In passato con questa persona ho condiviso diverse letture, Ellroy soprattutto. Sangue, pestaggi, intrighi e violenza a tutto spiano. Non mi ritengo una perbenista, il sangue non mi fa impressione e credo di non essere un tipo particolarmente influenzabile, da anni mi nutro di horror e noir.
Ora sono pressapoco a pagina 254 e mi sto chiedendo se sia il caso di continuare a leggere quest'opera. Opera, non saprei neanche se sia il caso di chiamarlo libro, o romanzo. Io lo sto percependo come uno sfogo, un rigurgito, un'emorragia di memorie dolorosissime, proprie di Genna e di altre persone che ha conosciuto.

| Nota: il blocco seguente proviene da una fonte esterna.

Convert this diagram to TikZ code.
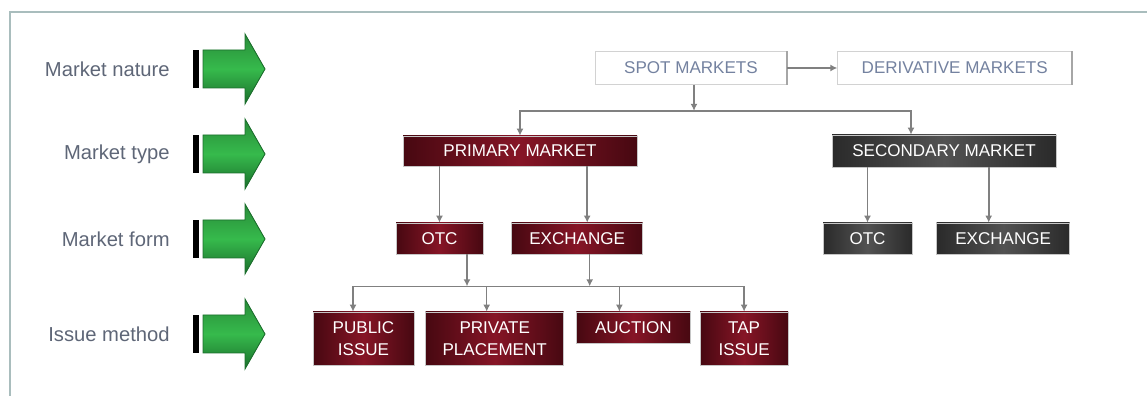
\documentclass[tikz,border=0pt]{standalone}
\usepackage{fontspec}
\setmainfont{Liberation Sans}
\usepackage{xcolor}
\usetikzlibrary{arrows.meta,positioning,calc}
\definecolor{mktred}{HTML}{470811}
\definecolor{mktredmid}{HTML}{861526}
\definecolor{mktgray}{HTML}{2A2A2A}
\definecolor{mktgraymid}{HTML}{525252}
\definecolor{labtxt}{HTML}{5E6677}
\definecolor{nattxt}{HTML}{7482A0}
\definecolor{linegray}{HTML}{808080}
\definecolor{framecol}{HTML}{A9BDBD}
\definecolor{arrgreen}{HTML}{36BA4C}
\definecolor{arrdark}{HTML}{1B6E2C}

\begin{document}
\begin{tikzpicture}[node distance=0.24cm]
        \tikzstyle{lab}=[anchor=east,inner sep=0pt,font=\fontsize{11.5}{13}\selectfont,text=labtxt]
        \tikzstyle{natbox}=[draw=gray!35,fill=white,inner sep=0pt,minimum height=0.66cm,font=\fontsize{9.7}{11}\selectfont,text=nattxt]
        \tikzstyle{pbox}=[draw=gray!45,left color=mktred,right color=mktred,middle color=mktredmid,inner sep=0pt,minimum height=0.62cm,align=center,font=\fontsize{9.7}{12.5}\selectfont,text=white]
        \tikzstyle{sbox}=[draw=gray!45,left color=mktgray,right color=mktgray,middle color=mktgraymid,inner sep=0pt,minimum height=0.62cm,align=center,font=\fontsize{9.7}{12.5}\selectfont,text=white]
        \tikzstyle{link}=[draw=linegray,line width=0.9pt]
        \tikzstyle{feed}=[link,-{Latex[length=1.4mm,width=1.4mm]}]
        \useasboundingbox (0,0) rectangle (22.94,-7.92);
        \draw[framecol,line width=0.8pt] (0.2,-7.92) -- (0.2,-0.24) -- (22.94,-0.24);
        % row labels
        \node[lab] (lnature) at (3.4,-1.38) {Market nature};
        \node[lab] (ltype) at (3.4,-3.08) {Market type};
        \node[lab] (lform) at (3.4,-4.78) {Market form};
        \node[lab] (lissue) at (3.4,-6.68) {Issue method};
        \foreach \n in {lnature,ltype,lform,lissue} {
          \coordinate (a) at ($(\n.east)+(0.46,0)$);
          \fill[black] ($(a)+(0,0.38)$) rectangle ($(a)+(0.12,-0.38)$);
          \draw[arrdark,line width=0.5pt,top color=arrgreen!75!black,bottom color=arrdark,middle color=arrgreen]
            ($(a)+(0.2,0.38)$) -- ++(0.84,0) -- ++(0,0.32) -- ++(0.4,-0.7) -- ++(-0.4,-0.7) -- ++(0,0.32) -- ++(-0.84,0) -- cycle;
        }
        % market nature
        \node[natbox,minimum width=3.84cm] (spot) at (13.82,-1.36) {SPOT MARKETS};
        \node[natbox,minimum width=4.68cm,right=1.0cm of spot] (deriv) {DERIVATIVE MARKETS};
        \draw[gray!70,line width=1pt] (spot.north east) -- (spot.south east);
        \draw[gray!70,line width=1pt] (deriv.north east) -- (deriv.south east);
        % market type
        \node[pbox,minimum width=4.68cm,minimum height=0.6cm] (prim) at (10.4,-3.02) {PRIMARY MARKET};
        \node[sbox,minimum width=4.48cm,minimum height=0.64cm] (sec) at (18.88,-3.02) {SECONDARY MARKET};
        % market form
        \node[pbox,minimum width=1.74cm] (otc1) at (8.79,-4.77) {OTC};
        \node[pbox,minimum width=2.62cm,right=0.56cm of otc1] (exch1) {EXCHANGE};
        \node[sbox,minimum width=1.78cm] (otc2) at (17.35,-4.77) {OTC};
        \node[sbox,minimum width=2.66cm,right=0.48cm of otc2] (exch2) {EXCHANGE};
        % issue method
        \node[pbox,minimum width=2.02cm,minimum height=1.06cm] (public) at (7.27,-6.77) {PUBLIC\\ISSUE};
        \node[pbox,minimum width=2.76cm,minimum height=1.06cm,right=0.22cm of public] (private) {PRIVATE\\PLACEMENT};
        \node[pbox,minimum width=2.28cm,right=0.24cm of private.north east,anchor=north west] (auction) {AUCTION};
        \node[pbox,minimum width=1.76cm,minimum height=1.06cm,right=0.18cm of auction.north east,anchor=north west] (tap) {TAP\\ISSUE};
        % connectors
        \draw[feed] (spot) -- (deriv);
        \coordinate (sj) at ($(spot.south)+(0.06,-0.52)$);
        \draw[feed] (sj |- spot.south) -- (sj);
        \draw[feed] (sj) -| (prim.north);
        \draw[feed] (sj) -| ([xshift=-0.66cm]sec.north);
        \draw[feed] (otc1.north |- prim.south) -- (otc1.north);
        \draw[feed] ([xshift=0.2cm]exch1.north |- prim.south) -- ([xshift=0.2cm]exch1.north);
        \draw[feed] (otc2.north |- sec.south) -- (otc2.north);
        \draw[feed] ([xshift=-0.29cm]exch2.north |- sec.south) -- ([xshift=-0.29cm]exch2.north);
        \coordinate (bus) at ($(otc1.south)+(0,-0.64)$);
        \draw[feed] ([xshift=0.55cm]otc1.south) -- ([xshift=0.55cm]otc1.south |- bus);
        \draw[feed] ([xshift=0.25cm]exch1.south) -- ([xshift=0.25cm]exch1.south |- bus);
        \draw[link] ([xshift=-0.21cm]public.north |- bus) -- (tap.north |- bus);
        \draw[feed] ([xshift=-0.21cm]public.north |- bus) -- ([xshift=-0.21cm]public.north);
        \draw[feed] ([xshift=-0.16cm]private.north |- bus) -- ([xshift=-0.16cm]private.north);
        \draw[feed] ([xshift=-0.28cm]auction.north |- bus) -- ([xshift=-0.28cm]auction.north);
        \draw[feed] (tap.north |- bus) -- (tap.north);
      \end{tikzpicture}
\end{document}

Parte da un ricordo comune a tantissimi, la tragedia del piccolo Alfredo Rampi, morto in fondo ad un pozzo nella primavera del 1981 , facendo inizialmente pensare che si tratti di un thriller-inchiesta su quella terribile vicenda. Già così ce n'è abbastanza per far star male un sacco di gente, me compresa. Si tratta di una ferita che rimane nel profondo di tutti quelli che vi hanno assistito, nonostante da allora si sia visto di tutto, compreso lo scoppio della prima guerra del Golfo in diretta, la caduta delle torri gemelle e un omicidio di camorra filmato e diffuso attraverso giornali e tv. Alfredo Rampi non l'ha visto nessuno mentre era nel pozzo, nessuno ha sentito la sua voce, eppure ci ha cambiato la vita, ci ha piegato dentro, la sua morte ha spezzato qualcosa che non si può riparare e non si può curare.
Genna inizia da lì per poi cominciare a parlare di sè, della sua famiglia, della sua giovinezza e dei dolori che si porta dietro. Ci sta che uno si sfoghi, ci sta che uno scriva per fare i conti con sè stesso, coi propri incubi e le proprie paure. E' un libro impubblicabile, lo dice lui stesso, un libro che non vende, perchè è roba vera, forse.
Io lo capisco, tutti scrivono per parlare di sè stessi e regolare i propri conti, ma quando alle proprie sofferenze, alla storia terribile di Alfredo Rampi, ai presunti intrighi dietro di essa si aggiungono le storie di altri due personaggi, Paola e Monica, la situazione diventa insostenibile. Soprattutto la storia di Paola, ex tossicomane, vittima di violenza in famiglia, ti porta veramente sull'orlo del suicidio. Genna ci si riferisce col suo linguaggio delirante che si avviluppa su sè stesso come una spirale, ripetendosi all'infinito, stritolandoti. Sai cosa sta per arrivare, non è un segreto, lo anticipi facilmente, ma poi.
Non ce la fai, non vuoi andare avanti e vorresti prendere a sberle il tizio che t'ha prestato questa mostruosità. Che senso ha leggere altre 600 pagine circa di quest'orrore? C'è un finale, una redenzione, una salvezza, o va avanti così fino alla fine? Perchè queste sono storie vere, non c'è un pietoso dio scrittore che aggiusta un finale per farti dormire sonni tranquilli. Mi sento che una guardona che spia la sofferenza altrui e non ne ho bisogno, io, non mi pascio di queste cose, mi fanno veramente star male e poi -davvero- non ci dormo la notte.
Non so, in questo momento continuerei a leggere solo per la mia fissazione di finire qualunque libro io inizi.